China has sharply reduced the number of directly elected seats in Hong Kong’s legislature in a setback for the democracy movement. The changes were announced Tuesday after a two-day meeting of China’s top legislature.
In the new make-up, the legislature will be expanded to 90 seats, and only 20 will be elected by the public. Currently, 35 seats, or half of the 70-seat legislature, are elected.
Pro-democracy lawmaker Wu Chi-wai, right in a polo shirt, scuffles with security guards during a Legislative Council’s House Committee meeting in Hong Kong on May 18, 2020. (AP Photo/Vincent Yu, File)
China’s top legislature approved amendments to Hong Kong’s constitution on Tuesday that will give Beijing more control over the makeup of the city’s legislature.
The Standing Committee of the National People’s Congress passed the amendments on the final day of a two-day session, the official Xinhua News Agency said.
It did not immediately provide any details of the changes to Annexes I and II of the Basic Law, which has governed Hong Kong since the former British colony was returned to Chinese rule in 1997.
Chinese officials have said the committee that selects Hong Kong’s leader would had the added power of choosing “a fairly large proportion” of the legislature.
They have not said how many seats that would be.
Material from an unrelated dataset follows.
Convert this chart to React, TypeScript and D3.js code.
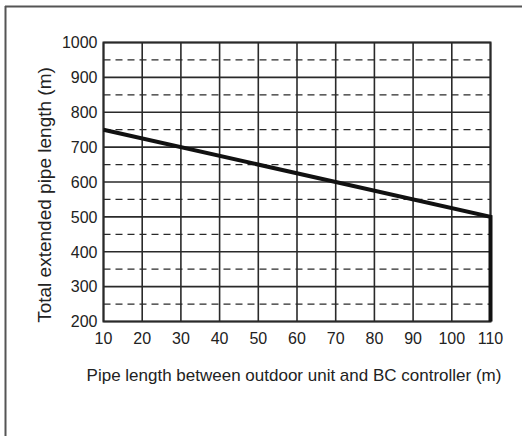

The Legislative Council, as the body is called, will be expanded from 70 to 90 seats.
The changes are expected to reduce the proportion of members who are directly elected. Currently, half the legislature is chosen in direct elections.
The Election Committee will also be expanded from 1,200 to 1,500 members.
The full National People’s Congress rubber-stamped a proposal in early March that authorized the Standing Committee to amend the Basic Law. The next step is for Hong Kong to revise its election laws and hold an election under them.
Under the changes, a committee will also be established to review the qualifications of candidates for office in Hong Kong to ensure the city is governed by “patriots,” in the language of the central government.
The political opposition in Hong Kong — which has advocated for more democracy, not less — sees the changes as part of a broader effort to keep them out of office.
In part, it comes down to the definition of patriots. The opposition has tried to block legislation by filibustering a key legislative committee for months and disrupting legislative proceedings.
Beijing, which prioritizes political stability, sees these actions as unduly interfering with the governing of Hong Kong and wants to keep these actors out of government.